Professor Chris Ham from the Health Services Management Centre at Birmingham University in England describes an ‘inverted pyramid of power’ which exists in any health system due to the important role that clinicians play in decision-making and committing resources. Doctors, nurses and allied professionals, with their close contacts with patients, could help commissioners in effectively implementing the safety procedures. Hence, commissioners should work in close coordination with clinicians and ensure that they are committed to improve safety. Commissioners need to work with and align the decisions they make with professional values and insights, to stimulate a cycle of continuous improvement. This bottom-up approach to influence commissioning has been exemplified by the recent review of the NHS in England led by Lord Ara Darzi, who is not only a health minister but also a practising surgeon.
Effectively manage systems and work in partnership with providers to ensure contract compliance and continuous improvements in quality and outcomes.

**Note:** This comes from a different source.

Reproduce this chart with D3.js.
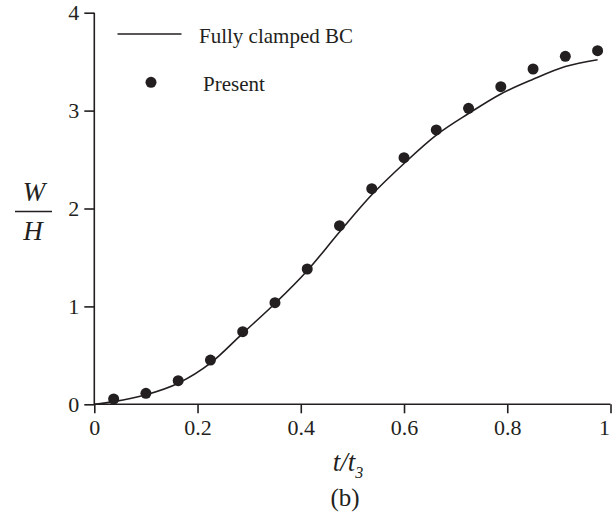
<!DOCTYPE html>
<html><head><meta charset="utf-8">
<script src="https://cdn.jsdelivr.net/npm/d3@7"></script>
<style>body{margin:0;background:#fff}svg{display:block}text{font-family:"Liberation Serif","Times New Roman",serif;fill:#231f20}</style>
</head><body>
<svg id="c" width="613" height="527"></svg>
<script>
const xTicks = [0, 0.2, 0.4, 0.6, 0.8, 1];
const xTickLabels = ["0", "0.2", "0.4", "0.6", "0.8", "1"];
const yTicks = [0, 1, 2, 3, 4];
const yTickLabels = ["0", "1", "2", "3", "4"];

// Fully clamped BC (solid line)
const lineX = [0, 0.0375, 0.1, 0.1625, 0.225, 0.2875, 0.35, 0.4125, 0.475, 0.5375, 0.6, 0.6625, 0.725, 0.7875, 0.85, 0.9125, 0.975];
const lineY = [0, 0.027, 0.097, 0.215, 0.42, 0.725, 1.03, 1.365, 1.76, 2.14, 2.46, 2.75, 2.97, 3.17, 3.32, 3.45, 3.52];

// Present (dots)
const dotX = [0.0375, 0.1, 0.1625, 0.225, 0.2875, 0.35, 0.4125, 0.475, 0.5375, 0.6, 0.6625, 0.725, 0.7875, 0.85, 0.9125, 0.975];
const dotY = [0.054, 0.112, 0.241, 0.452, 0.742, 1.038, 1.382, 1.824, 2.202, 2.519, 2.802, 3.023, 3.244, 3.425, 3.555, 3.612];

const ink = "#231f20";
const svg = d3.select("#c");
const x = d3.scaleLinear().domain([0, 1]).range([94.3, 610.5]);
const y = d3.scaleLinear().domain([0, 4]).range([404.3, 12.7]);

const xa = svg.append("g").attr("transform", `translate(0,${y(0)})`)
  .call(d3.axisBottom(x).tickValues(xTicks).tickFormat((d,i)=>xTickLabels[i]).tickSize(9).tickPadding(6));
const ya = svg.append("g").attr("transform", `translate(${x(0)},0)`)
  .call(d3.axisLeft(y).tickValues(yTicks).tickFormat((d,i)=>yTickLabels[i]).tickSize(10).tickPadding(5));
[xa, ya].forEach(a => {
  a.select(".domain").attr("stroke", ink).attr("stroke-width", 1.6);
  a.selectAll(".tick line").attr("stroke", ink).attr("stroke-width", 1.6);
  a.selectAll(".tick text").attr("font-size", 22).attr("fill", ink)
    .style("font-family", '"Liberation Serif","Times New Roman",serif');
});
xa.select(".domain").attr("d", `M${x(0)},0H${x(1)}`);
ya.select(".domain").attr("d", `M0,${y(0)}V${y(4)}`);
// keep the last x label inside the picture
xa.selectAll(".tick text").filter((d)=>d === 1).attr("text-anchor", "end").attr("dx", -1);

const line = d3.line().x((d,i)=>x(lineX[i])).y((d,i)=>y(lineY[i])).curve(d3.curveMonotoneX);
svg.append("path").datum(lineX).attr("d", line).attr("fill", "none").attr("stroke", ink).attr("stroke-width", 1.6);

svg.append("g").selectAll("circle").data(dotX).join("circle")
  .attr("cx", (d)=>x(d)).attr("cy", (d,i)=>y(dotY[i])).attr("r", 5.5).attr("fill", ink);

// legend
svg.append("line").attr("x1", 117.5).attr("x2", 181.5).attr("y1", 34).attr("y2", 34).attr("stroke", ink).attr("stroke-width", 1.6);
svg.append("text").attr("x", 199).attr("y", 43).attr("font-size", 21).text("Fully clamped BC");
svg.append("circle").attr("cx", 151).attr("cy", 82.3).attr("r", 5.5).attr("fill", ink);
svg.append("text").attr("x", 203).attr("y", 91).attr("font-size", 21).text("Present");

// y label fraction
svg.append("text").attr("x", 34).attr("y", 201).attr("text-anchor", "middle").attr("font-size", 27).attr("font-style", "italic").text("W");
svg.append("line").attr("x1", 15).attr("x2", 52).attr("y1", 211.5).attr("y2", 211.5).attr("stroke", ink).attr("stroke-width", 1.5);
svg.append("text").attr("x", 33).attr("y", 240).attr("text-anchor", "middle").attr("font-size", 27).attr("font-style", "italic").text("H");

// x label
const xl = svg.append("text").attr("x", 348).attr("y", 471).attr("text-anchor", "middle").attr("font-size", 27).attr("font-style", "italic");
xl.append("tspan").text("t/t");
xl.append("tspan").attr("font-size", 16).attr("dy", 7).text("3");

svg.append("text").attr("x", 345).attr("y", 506).attr("text-anchor", "middle").attr("font-size", 25).text("(b)");
</script>
</body></html>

In order to improve patient safety, commissioners should work closely with their providers. World class commissioning is unlikely to be of any use unless it supports world class provision. Commissioners must work collaboratively with their provider organisations to understand barriers which need to be overcome and incentives and sanctions required to manage the health system appropriately and safely. To do this well requires effective use of information. Quality improvement is nourished by information but that information needs to be compelling—the sort of information which will stimulate change in systems and behaviour. Astonishingly, the NHS spends one hundred times more on research than it does on audit. Feedback in the form of case studies, significant event reviews, audit or the other established methodologies for quality improvement needs to be valued and supported by commissioners. Embedding them within the contracting process and working with clinicians to identify which measurements will drive improvement must be integral to deciding how to invest, another important competency.
Making sound financial investments to ensure sustainable development and value for money.
Ultimately, commissioners have to create an understanding that safer, better quality care is also cost-effective care.
Information alone does not provide answers but helps the right questions to be asked. The work being done nationally in the UK by the NHS Institute for Innovation and Improvement is providing commissioners with a wealth of information. The question is; how is such information to be used? Surely it means collecting and using information for improvement rather than for judgement. This is perhaps the most difficult and biggest challenge to commissioners as there is constant fear among organisations and professionals that this information may be misused. There appears to be a predominant culture in many health systems to simply use information for judgement in an adverse and confrontational way. This needs to change. Therefore, commissioners should support a system that is not driven by fear but by a continuous drive to improve safety and outcomes.
Crossing the Quality Chasm (Institute of Medicine 2001) has an appendix entitled Redesigning Health Care with Insights from the Science of Complex Adaptive Systems.
Commissioners need to become adroit at using their levers and those exerted by other agencies in order to competently influence the complexities of the healthcare system they are shaping, to obtain safe and effective services, delivering the best possible outcomes for their customers.
Providers who understand this new context and rise to the challenge of working collaboratively with commissioners will flourish and prosper and, most important of all, patients will benefit.